In the contact type of thermocouple the shunting error is negligible, and the reversal error is very small and may usually be neglected. The calibration may readily be made with direct current and is independent of frequency except at very high frequencies where skin effect alters the effective resistance and the stray capacitance shunts current out of the heater.

The separate-heater type has no reversal error and is especially suitable for high-frequency measurements where the capacitance of the galvanometer to ground would be objectionable. Maximum sensitivity is obtained by binding the thermocouple junction and the heater together with a bead of heat-conducting but electrical insulating material.

At low frequencies, such as over the audio range, about the only effect of inserting a thermocouple in a circuit is to add resistance to the circuit. At radio frequencies, however, the equivalent circuit19 for a separate-heater type thermocouple is as shown in Fig. 25. Because of the stray inductances and capacitances, a calibration made with direct current, or with low frequencies, does not hold at extremely high frequencies.

Figure 24. Illustrating three types of thermocouples and how they would be connected to measure the current taken by a load. The dissimilar metals forming the thermocouple are A and B. The heater is marked H.

For measuring an alternating current, the thermocouple is inserted in the circuit as in Fig. 24. For measuring an alternating voltage, the thermocouple and a series resistance are connected as in Fig. 26. The voltage between the line wires is E = I(R+r), where R is the protective or current-limiting resistor, r is the resistance of the thermocouple heater (this should be accurately measured) and I is the current obtained from the calibration curve. These arrangements take power from the source and accordingly alter circuit conditions. There are instances when thermocouples cannot be used and when vacuum-tube measuring devices must be employed.
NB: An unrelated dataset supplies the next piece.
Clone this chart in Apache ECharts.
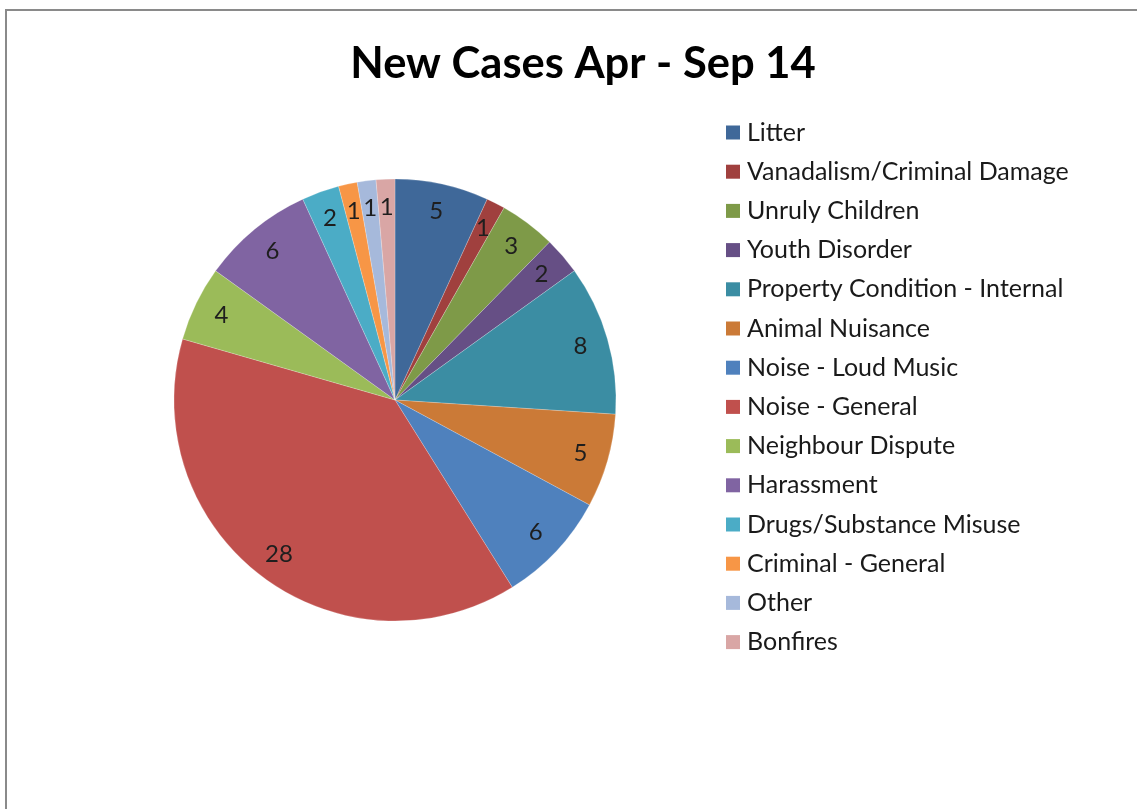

Figure 25. The high-frequency equivalent circuit of a thermocouple of the separate-heater type. A and B are the thermocouple wires, and H is the heater. L1 and L2 are the inductances of the connecting leads and the heater. C1 is the capacitance between connecting leads. C2 is the capacitance between heater and thermocouple. C3 is the capacitance of the insulating bead between the thermo-junction and heater. Mutual inductance (not shown) exists between the heater and thermocouple. (Adapted from Reference 19.)